The union volunteered to forfeit the pay increase in favor of paying part of their pension costs in a tight budget year for the city, City Manager Dave Kiff said.

“It was really big of [the union] to step up and help,” Kiff said. “It means a lot.”

Combined with about $4 million in savings the council cut out of the budget last month, along with a hiring freeze and early retirement program for city employees, the savings from the new deal with the firefighters’ union would bring this fiscal year’s budget deficit down to about $1.5 million.

Kiff hopes to close the gap completely by the end of the budget year with little cuts ranging from slashing travel and training expenses to eliminating the police department’s contract for the music callers hear when they’re put on hold.

City officials are also still in contract talks with the city’s police unions.

“We’re hopeful the negotiations there will be fruitful as well,” Kiff said.

As part of the city’s new agreement with the Newport Beach Firefighters Union, new hires would have to pay an additional 5.5% of their retirement costs for the first five years of service on top of the forfeited 3.5% pay increase.

“Pensions are a serious issue for our city and every city in the state,” Mayor Keith Curry said. “It’s important to bring these costs under control.
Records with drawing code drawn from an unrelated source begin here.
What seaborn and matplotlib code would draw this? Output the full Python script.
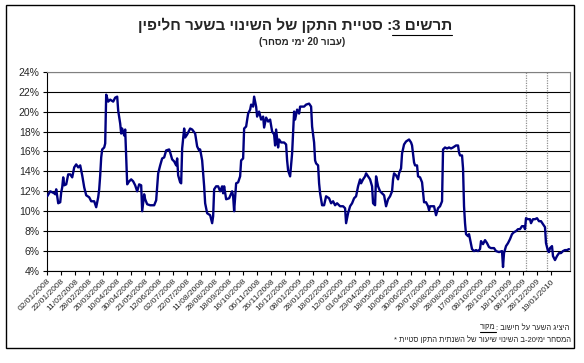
import re
import pandas as pd
import matplotlib
matplotlib.use("Agg")
import matplotlib.pyplot as plt
from matplotlib.lines import Line2D
from matplotlib.patches import Rectangle
import seaborn as sns

# trading-day index (from 02/01/2008) and 20-day std of the exchange-rate change, in %
day = [0, 3, 7, 8, 9, 11, 13, 14, 15, 16, 17, 19, 21, 23, 25, 27, 29, 31, 33, 35,
       37, 39, 42, 44, 47, 49, 51, 52, 53, 54, 55, 57, 58, 59, 61, 63, 66, 68, 70, 71,
       73, 74, 75, 77, 78, 79, 80, 82, 84, 86, 88, 90, 92, 94, 95, 97, 98, 100, 103, 107,
       109, 111, 113, 115, 117, 119, 122, 123, 125, 127, 129, 130, 131, 133, 134, 135, 137, 138, 140, 143,
       145, 148, 150, 152, 153, 155, 157, 158, 160, 163, 165, 166, 167, 169, 171, 173, 175, 176, 177, 179,
       182, 185, 186, 187, 189, 191, 193, 194, 196, 197, 199, 201, 203, 204, 206, 207, 209, 210, 212, 214,
       216, 217, 219, 221, 223, 225, 227, 228, 229, 231, 232, 234, 237, 239, 240, 241, 243, 245, 247, 248,
       250, 252, 253, 255, 257, 259, 262, 264, 265, 267, 268, 269, 271, 272, 273, 275, 277, 279, 282, 284,
       286, 288, 290, 293, 296, 298, 299, 301, 303, 305, 307, 309, 311, 313, 314, 316, 318, 319, 321, 323,
       325, 326, 328, 329, 331, 333, 335, 337, 339, 341, 343, 345, 346, 347, 349, 351, 352, 354, 355, 357,
       359, 362, 364, 365, 367, 368, 370, 371, 373, 375, 377, 379, 381, 382, 383, 385, 387, 389, 391, 393,
       395, 396, 398, 400, 402, 404, 406, 409, 411, 412, 413, 415, 416, 417, 418, 419, 421, 422, 423, 425,
       427, 429, 431, 433, 434, 436, 438, 440, 442, 444, 447, 449, 452, 455, 456, 457, 459, 461, 463, 465,
       467, 469, 471, 473, 475, 477, 478, 479, 481, 483, 484, 486, 488, 490, 492, 494, 496, 498, 499, 501,
       502, 503, 505, 506, 508, 510, 512, 514, 516, 518, 520, 522]
vol = [11.5, 12.0, 11.8, 11.7, 12.2, 10.8, 10.9, 11.9, 12.4, 13.4, 12.6, 12.7, 13.7, 13.7, 13.4, 14.4, 14.7, 14.4, 14.6, 13.6,
       12.4, 11.6, 11.4, 11.0, 11.0, 10.4, 11.4, 12.2, 13.6, 15.4, 16.2, 16.4, 16.8, 21.7, 21.0, 21.2, 21.0, 21.4, 21.5, 20.1,
       18.8, 17.8, 18.3, 17.6, 18.2, 15.4, 12.7, 13.0, 13.2, 13.0, 12.6, 12.0, 12.7, 12.6, 10.0, 11.7, 11.2, 10.7, 10.6, 10.6,
       11.1, 13.8, 14.6, 15.3, 15.4, 16.1, 16.2, 15.9, 15.2, 15.0, 14.6, 15.3, 13.6, 12.9, 12.8, 16.3, 18.3, 17.4, 17.7, 18.3,
       18.2, 17.8, 16.5, 16.1, 16.2, 15.1, 12.5, 10.8, 9.8, 9.6, 8.8, 9.5, 12.2, 12.5, 12.5, 12.0, 12.5, 11.8, 12.5, 11.2,
       11.3, 12.0, 11.5, 10.0, 12.8, 12.9, 13.5, 15.1, 15.3, 18.3, 18.5, 19.8, 20.2, 20.7, 20.5, 21.5, 20.5, 19.5, 20.0, 19.2,
       19.5, 18.4, 19.4, 19.0, 19.2, 18.0, 17.7, 16.6, 18.2, 16.4, 17.2, 16.9, 16.9, 16.7, 15.1, 14.1, 13.5, 15.8, 20.0, 19.2,
       20.2, 19.8, 20.5, 20.5, 20.5, 20.7, 20.8, 20.5, 18.5, 16.9, 15.1, 14.8, 14.6, 12.8, 11.8, 10.6, 10.6, 11.5, 11.3, 10.8,
       11.0, 10.6, 10.8, 10.5, 10.5, 10.3, 8.8, 9.8, 10.5, 10.8, 11.3, 11.5, 12.5, 13.2, 12.8, 13.2, 13.5, 13.8, 13.5, 13.2,
       12.5, 10.8, 10.6, 13.5, 12.5, 12.0, 11.8, 11.6, 10.5, 11.2, 11.5, 12.0, 13.2, 13.8, 13.6, 13.2, 13.8, 14.3, 15.8, 16.7,
       17.0, 17.2, 16.9, 16.6, 14.9, 14.6, 14.6, 13.5, 13.4, 12.9, 10.9, 10.9, 10.5, 10.1, 10.5, 10.5, 10.5, 9.6, 10.3, 10.5,
       11.0, 16.2, 16.4, 16.3, 16.4, 16.3, 16.4, 16.6, 16.6, 15.9, 15.6, 15.6, 14.3, 10.5, 8.8, 7.7, 7.5, 7.7, 7.2, 6.2,
       6.0, 6.1, 6.0, 6.2, 7.0, 6.7, 7.1, 6.8, 6.4, 6.3, 6.3, 6.0, 5.9, 6.0, 4.4, 5.8, 6.5, 6.8, 7.2, 7.7,
       7.9, 8.0, 8.2, 8.2, 8.5, 8.5, 8.2, 9.3, 9.2, 9.2, 8.8, 9.2, 9.2, 9.3, 9.0, 9.0, 8.7, 8.4, 6.8, 6.0,
       5.9, 6.3, 6.5, 5.5, 5.1, 5.5, 5.8, 5.8, 6.0, 6.1, 6.1, 6.2]

date_labels = ["02/01/2008", "22/01/2008", "11/02/2008", "28/02/2008", "20/03/2008", "10/04/2008",
               "30/04/2008", "21/05/2008", "12/06/2008", "02/07/2008", "22/07/2008", "11/08/2008",
               "28/08/2008", "18/09/2008", "16/10/2008", "06/11/2008", "26/11/2008", "16/12/2008",
               "08/01/2009", "28/01/2009", "18/02/2009", "12/03/2009", "01/04/2009", "23/04/2009",
               "18/05/2009", "10/06/2009", "30/06/2009", "20/07/2009", "10/08/2009", "28/08/2009",
               "17/09/2009", "08/10/2009", "28/10/2009", "18/11/2009", "08/12/2009", "28/12/2009",
               "19/01/2010"]
label_step = 14
marker_days = [479, 500]
y_ticks = [4, 6, 8, 10, 12, 14, 16, 18, 20, 22, 24]


def rtl(s):
    # matplotlib has no bidi: flip to visual order, keep numbers left-to-right
    r = re.sub(r'\d+', lambda m: m.group(0)[::-1], s[::-1])
    return r.translate(str.maketrans('()', ')('))


def rev_words(s):
    return " ".join(w[::-1] for w in s.split())


def underline(t, fig, pad=1.5):
    r = fig.canvas.get_renderer()
    bb = t.get_window_extent(r)
    W, H = fig.bbox.width, fig.bbox.height
    y = (bb.y0 - pad) / H
    fig.add_artist(Line2D([bb.x0 / W, bb.x1 / W], [y, y], transform=fig.transFigure,
                          color='black', lw=0.8))
    return bb


sns.set_style("white")
plt.rcParams['font.family'] = ['Liberation Sans', 'DejaVu Sans']

df = pd.DataFrame({"day": day, "vol": vol})

fig = plt.figure(figsize=(5.84, 3.63), dpi=100)
ax = fig.add_axes([0.080, 0.2534, 0.896, 0.549])

for d in marker_days:
    ax.axvline(d, color='#909090', lw=0.9, ls=(0, (1, 1)), zorder=1)

sns.lineplot(data=df, x="day", y="vol", ax=ax, color='#000080', lw=1.7,
             estimator=None, sort=False, zorder=3)

ax.set_xlim(-0.5, 523)
ax.set_ylim(4, 24)
ax.set_yticks(y_ticks)
ax.set_yticklabels([f"{v}%" for v in y_ticks], fontsize=7.5)
ax.set_xticks(range(0, label_step * len(date_labels), label_step))
ax.set_xticklabels(date_labels, rotation=45, ha='right', rotation_mode='anchor', fontsize=6)
ax.set_xlabel("")
ax.set_ylabel("")
ax.yaxis.grid(True, color='black', lw=0.8)
ax.xaxis.grid(False)
ax.tick_params(axis='both', direction='out', length=3, width=0.8, color='black', pad=2, bottom=True, left=True)
for side in ['left', 'bottom']:
    ax.spines[side].set_color('black')
    ax.spines[side].set_linewidth(0.8)
for side in ['top', 'right']:
    ax.spines[side].set_color('#808080')
    ax.spines[side].set_linewidth(0.8)

W, H = 584, 363

# title: "תרשים 3" underlined, the rest to its left
t1 = fig.text(452 / W, 1 - 30 / H, rtl("תרשים 3"), ha='right', va='baseline',
              fontsize=11, fontweight='bold')
bb = underline(t1, fig)
fig.text(bb.x0 / W, 1 - 30 / H, rtl(": סטיית התקן של השינוי בשער חליפין"), ha='right',
         va='baseline', fontsize=11, fontweight='bold')
fig.text(302 / W, 1 - 42 / H, rtl("(עבור 20 ימי מסחר)"), ha='center', va='center',
         fontsize=7, fontweight='bold')

# footnotes
f2 = fig.text(569 / W, 1 - 328 / H, ": " + rev_words("חישוב על השער היציג"), ha='right',
              va='center', fontsize=5.5)
bb2 = f2.get_window_extent(fig.canvas.get_renderer())
f1 = fig.text(bb2.x0 / W, 1 - 328 / H, "מקור"[::-1], ha='right', va='center', fontsize=5.5)
underline(f1, fig, pad=0.5)
fig.text(571 / W, 1 - 340 / H,
         "* " + rev_words("סטיית התקן השנתית של שיעור השינוי") + " ב-20" + rev_words("ימי המסחר"),
         ha='right', va='center', fontsize=5.5)

# chart area frame
fig.add_artist(Rectangle((6 / W, 1 - 348 / H), 568 / W, 343 / H, fill=False,
                         edgecolor='black', lw=1.0, transform=fig.transFigure))

fig.savefig("out.png", dpi=100)
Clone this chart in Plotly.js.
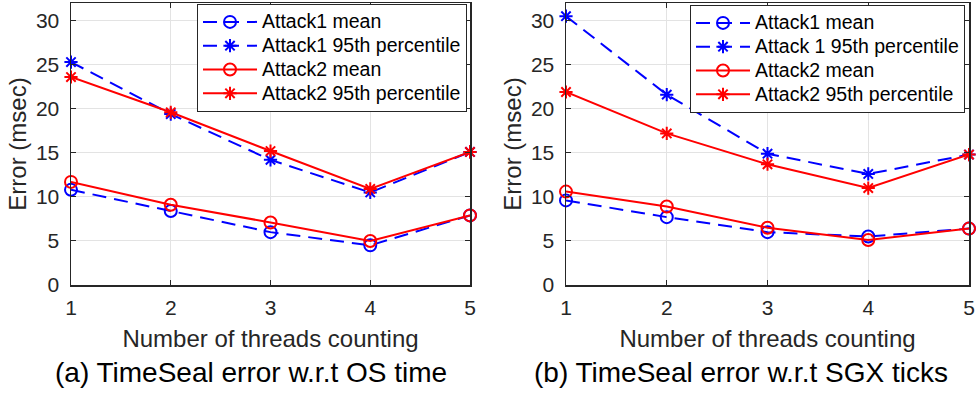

For the fist time, personnel are picking up a portion of their pension costs, which is an important first step for getting those cost under control.”

City officials announced earlier this year that Newport was staring down a $8-million, mid-year budget gap, largely due to slumping sales and hotel tax revenues.

Newport Beach anticipates starting the next fiscal year with its biggest source of revenue, property taxes, down about 2.5%.

Sales tax revenues are down 16%, which accounts for a $5-million revenue shortfall this year. Hotel taxes are down 15% to 25%.

Newport Beach also will have about $8 million less to spend next fiscal year compared with last year’s roughly $200-million budget because of slumping tax revenues, city officials said earlier this month.

In 2012, the city will have to match a $4-million grant for dredging in parts of Newport Harbor, which will also widen the budget gap.

Newport also faces rising pension costs.

Two years from now, the city will see an additional $6-million spike in what it pays into California Public Employees Retirement System, because the troubled financial markets of 2008 wreaked havoc on the public retirement system.